Access and Availability

Workbench | Enhanced Advanced

Once you’ve defined a cluster and brought it online you’ll need to decide how the cluster should be addressed by end users. There are two distinct approaches to this:

  1. Single Node Routing. Provide users with the address of one of the nodes. This node will automatically route traffic and sessions as required to the other nodes. This has the benefit of simplicity (no additional software or hardware required) but also results in a single point of failure.

  2. Multiple Node Routing. Put the nodes behind some type of system that routes traffic to them (e.g. dynamic DNS or a software or hardware load balancer). While this requires additional configuration it also enables all of nodes to serve as points of failover for each other.

Both of these options are described in detail below.

Single node routing

In a Single Node Routing configuration, you designate one of the nodes in the cluster as the main one and provide end users with the address of this node as their point of access.

For example, you could define three nodes with the following www-host-name values set: rstudio.example.com

rstudio2.example.com

rstudio3.example.com

Users would access the cluster using http://rstudio.example.com. This node would in turn route traffic and sessions both to itself and the other nodes in the cluster in accordance with the active load balancing strategy.

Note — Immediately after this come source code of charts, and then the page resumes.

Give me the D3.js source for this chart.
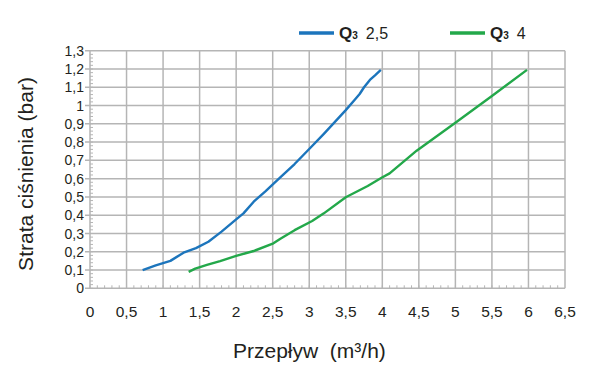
<!DOCTYPE html>
<html>
<head>
<meta charset="utf-8">
<script src="https://cdn.jsdelivr.net/npm/d3@7"></script>
<style>
  body { margin: 0; background: #fff; }
  text { font-family: "Liberation Sans", Arial, sans-serif; fill: #231f20; white-space: pre; }
</style>
</head>
<body>
<script>
// dane
const xTicks = [0, 0.5, 1, 1.5, 2, 2.5, 3, 3.5, 4, 4.5, 5, 5.5, 6, 6.5];
const yTicks = [0, 0.1, 0.2, 0.3, 0.4, 0.5, 0.6, 0.7, 0.8, 0.9, 1, 1.1, 1.2, 1.3];

const q25Flow = [0.72, 0.9, 1.1, 1.28, 1.45, 1.62, 1.8, 2.0, 2.1, 2.24, 2.4, 2.6, 2.8, 3.0, 3.2, 3.5, 3.62, 3.69, 3.75, 3.83, 3.9, 3.98];
const q25Loss = [0.1, 0.125, 0.15, 0.195, 0.22, 0.255, 0.31, 0.377, 0.41, 0.474, 0.53, 0.605, 0.68, 0.762, 0.845, 0.975, 1.03, 1.063, 1.1, 1.14, 1.165, 1.195];

const q4Flow = [1.35, 1.44, 1.6, 1.78, 2.0, 2.24, 2.51, 2.6, 2.8, 3.04, 3.2, 3.5, 3.8, 3.99, 4.1, 4.47, 5.0, 5.5, 5.98];
const q4Loss = [0.09, 0.108, 0.128, 0.149, 0.177, 0.204, 0.246, 0.27, 0.318, 0.368, 0.41, 0.498, 0.56, 0.605, 0.629, 0.753, 0.906, 1.052, 1.195];

const seriesNames = ["2,5", "4"];
const colors = ["#1c75bc", "#23a84a"];

const width = 600, height = 375;
const margin = { left: 90, right: 35, top: 50.7, bottom: 86.7 };

const svg = d3.select("body")
  .append("svg")
  .attr("width", width)
  .attr("height", height);

const x = d3.scaleLinear().domain([0, 6.5]).range([margin.left, width - margin.right]);
const y = d3.scaleLinear().domain([0, 1.3]).range([height - margin.bottom, margin.top]);

const gridColor = "#b5b5b5";

// siatka
svg.append("g")
  .selectAll("line")
  .data(xTicks)
  .join("line")
  .attr("x1", d => x(d)).attr("x2", d => x(d))
  .attr("y1", y(0)).attr("y2", y(1.3))
  .attr("stroke", gridColor)
  .attr("stroke-width", 1.5);

svg.append("g")
  .selectAll("line")
  .data(yTicks)
  .join("line")
  .attr("x1", x(0) - 5).attr("x2", x(6.5))
  .attr("y1", d => y(d)).attr("y2", d => y(d))
  .attr("stroke", gridColor)
  .attr("stroke-width", 1.5);

// drobne podziałki
const xMinor = d3.range(0, 65).map(i => i / 10);
svg.append("g")
  .selectAll("line")
  .data(xMinor)
  .join("line")
  .attr("x1", d => x(d)).attr("x2", d => x(d))
  .attr("y1", y(0)).attr("y2", y(0) - 3)
  .attr("stroke", gridColor)
  .attr("stroke-width", 1);

const yMinor = d3.range(0, 65).map(i => i / 50);
svg.append("g")
  .selectAll("line")
  .data(yMinor)
  .join("line")
  .attr("x1", x(0)).attr("x2", x(0) + 3)
  .attr("y1", d => y(d)).attr("y2", d => y(d))
  .attr("stroke", gridColor)
  .attr("stroke-width", 1);

// opisy osi
const fmt = d => String(d).replace(".", ",");

svg.append("g")
  .selectAll("text")
  .data(xTicks)
  .join("text")
  .attr("x", d => x(d))
  .attr("y", y(0) + 28.5)
  .attr("text-anchor", "middle")
  .style("font-size", "15.5px")
  .text(fmt);

svg.append("g")
  .selectAll("text")
  .data(yTicks)
  .join("text")
  .attr("x", x(0) - 6)
  .attr("y", d => y(d))
  .attr("dy", "0.36em")
  .attr("text-anchor", "end")
  .style("font-size", "14px")
  .text(fmt);

svg.append("text")
  .attr("x", 233)
  .attr("y", 358)
  .style("font-size", "21px")
  .text("Przepływ  (m³/h)");

svg.append("text")
  .attr("transform", "translate(33,174) rotate(-90)")
  .attr("text-anchor", "middle")
  .style("font-size", "21px")
  .text("Strata ciśnienia (bar)");

// krzywe
const line = d3.line().x(d => x(d[0])).y(d => y(d[1]));
const series = [d3.zip(q25Flow, q25Loss), d3.zip(q4Flow, q4Loss)];

svg.append("g")
  .selectAll("path")
  .data(series)
  .join("path")
  .attr("d", line)
  .attr("fill", "none")
  .attr("stroke", (d, i) => colors[i])
  .attr("stroke-width", 2.4)
  .attr("stroke-linejoin", "round");

// legenda
const legendX = [299, 450];
const lg = svg.append("g")
  .selectAll("g")
  .data(seriesNames)
  .join("g")
  .attr("transform", (d, i) => `translate(${legendX[i]},33)`);

lg.append("line")
  .attr("x1", 0).attr("x2", 35)
  .attr("stroke", (d, i) => colors[i])
  .attr("stroke-width", 3.3);

const lt = lg.append("text")
  .attr("x", 40)
  .attr("y", 5.5)
  .style("font-size", "16px");
lt.append("tspan").style("font-weight", "bold").style("font-size", "17px").text("Q");
lt.append("tspan").style("font-weight", "bold").style("font-size", "10px").text("3");
lt.append("tspan").attr("dx", 8).text(d => d);
</script>
</body>
</html>
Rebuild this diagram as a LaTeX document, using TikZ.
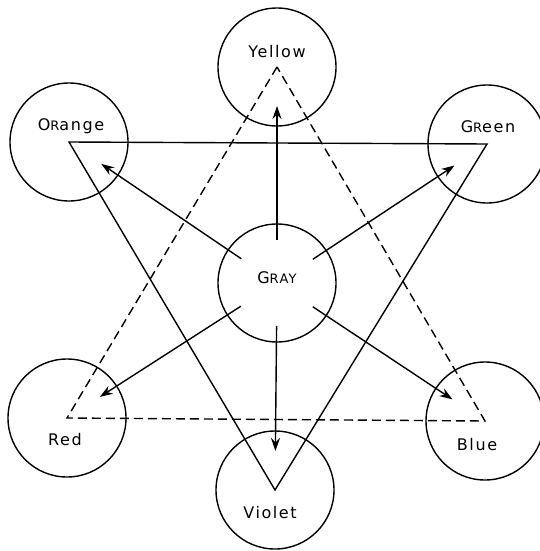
\documentclass[tikz,border=0pt]{standalone}
\usepackage{fontspec}
\usepackage{tikz}
\usetikzlibrary{arrows.meta, positioning, calc}
\newfontfamily\lettering[LetterSpace=10]{DejaVu Sans}
\newcommand{\smallcap}[1]{{\fontsize{13}{15}\selectfont #1}}

\begin{document}
\begin{tikzpicture}[
    x=1pt, y=-1pt,
    hue/.style={circle, draw, line width=1.4pt, minimum size=118pt, inner sep=0pt},
    tag/.style={font=\lettering\fontsize{16}{18}\selectfont, inner sep=0pt},
    side/.style={line width=1.4pt},
    dside/.style={line width=1.4pt, dash pattern=on 9pt off 5pt},
    arrow/.style={-{Stealth[length=13pt, width=9pt]}, line width=1.4pt}
]
\useasboundingbox (0,0) rectangle (539,551);

% ---- Colour circles ----
\node[hue] (gray)   at (277,283) {};
\node[hue] (yellow) at (277,67)  {};
\node[hue] (orange) at (69,142)  {};
\node[hue] (green)  at (487,144) {};
\node[hue] (red)    at (67,418)  {};
\node[hue] (blue)   at (485,421) {};
\node[hue] (violet) at (275,490) {};

% ---- Names ----
\node[tag] (graytxt)   at ([yshift=5pt]gray.center)          {G\smallcap{RAY}};
\node[tag] (yellowtxt) at ([yshift=15pt]yellow.center)       {Yellow};
\node[tag] (orangetxt) at ([xshift=2pt,yshift=16pt]orange.center) {O\smallcap{R}ange};
\node[tag] (greentxt)  at ([xshift=1pt,yshift=17pt]green.center)  {G\smallcap{R}een};
\node[tag] (redtxt)    at ([xshift=-2pt,yshift=-22pt]red.center)  {Red};
\node[tag] (bluetxt)   at ([xshift=-8pt,yshift=-24pt]blue.center) {Blue};
\node[tag] (violettxt) at ([xshift=-5pt,yshift=-23pt]violet.center) {Violet};

% ======== Triangles ========
\draw[side]  (orange.center) -- (green.center) -- (violet.center) -- cycle;
\draw[dside] (yellow.center) -- (red.center) -- (blue.center) -- cycle;

% ======== Arrows out of gray ========
\foreach \c in {yellow, green, blue, violet, red, orange}
    \draw[arrow] ($(gray.center)!43pt!(\c.center)$) -- ($(\c.center)!39pt!(gray.center)$);

\end{tikzpicture}
\end{document}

Note that in this configuration the rstudio2.example.com and rstudio3.example.com nodes can either fail or be removed from the cluster at any time and service will continue to users. However, if the main node fails or is removed then the cluster is effectively down.

Multiple node routing

In a Multiple Node Routing configuration all of the nodes in the cluster are peers and provide failover for each other. This requires that some external system (dynamic DNS or a load balancer) route traffic to the nodes; see below for examples and caveats. In this scenario any of the nodes can fail and service will continue, so long as the external router can respond intelligently to a node being unreachable.

For example, here’s an Nginx reverse-proxy configuration that you could use with the cluster defined above:

http {
  upstream rstudio-server {
    server rstudio1.example.com;
    server rstudio2.example.com backup;
    server rstudio3.example.com backup;
  }
  server {
    listen 80;
    location / {
      proxy_pass http://rstudio-server;
      proxy_redirect http://rstudio-server/ $scheme://$host/;
    }
  }
}

In this scenario the Nginx software load balancer would be running on rstudio.example.com and reverse proxy traffic to rstudio1.example.com, rstudio2.example.com, etc. Note that one node is designated by convention as the main one so traffic is routed there by default. However, if that node fails then Nginx automatically makes use of the backup nodes.

This is merely one example as there are many ways to route traffic to multiple servers—Posit Workbench load balancing is designed to be compatible with all of them.

External load balancers

When using an external load balancer with a Multiple Node Routing configuration, the external load balancer may be configured as active/active or active/passive.

Posit Workbench load balances all requests internally in an active/active way, deciding where new sessions will be started, and routing requests to existing sessions, regardless of which Workbench node received the initial request from the external load balancer. The Workbench node that receives the request will re-route the request appropriately. Therefore, the external load balancer does not determine which Workbench node will respond to the request.

  • External load balancer configured as active/passive: All requests are routed by the external load balancer to a single Workbench node. If that node becomes unavailable or unresponsive, the external load balancer will select a different Workbench node. The Workbench node may route the request to another node to handle the request. The external load balancer provides failover / high availability, while Posit Workbench’s load balancer provides scalability across nodes.

  • External load balancer configured as active/active: Per above, Posit Workbench’s internal load balancer may re-route the request to another node. Consequently, having the external load balancer select different nodes per request will not actually help balance the session load. Again, the external load balancer provides high availability, while scalability is still provided by the internal load balancer.

Using SSL

If you are running Posit Workbench on a public facing network then using SSL encryption is strongly recommended. Without this all user session data is sent in the clear and can be intercepted by malicious parties.

The recommended SSL configuration depends on which access topology you’ve deployed.

Single node routing

For a single node routing deployment, you would configure each node of the cluster to use SSL as described in the Secure Sockets (SSL) section. The nodes will then use SSL for both external and intra-machine communication.

Note

In this configuration, you must ensure that your load-balancer file lists the hostname in the same format listed on host’s SSL certificate in the Common Name (CN) or Subject Alternative Name (SAN) field, so that the nodes are able to validate each others’ certificates when connecting.

Multiple node routing

For a multiple node routing deployment, you would configure SSL within the external routing layer (e.g., the Nginx server in the example above) and use standard unencrypted HTTP for the individual nodes. When using a routing layer for SSL termination in this way, it is the responsibility of that routing layer to perform header rewriting for the http/https transition.

You can optionally configure the Workbench nodes to use SSL as well, but this is not strictly required if all communication with outside networks is done via the external routing layer.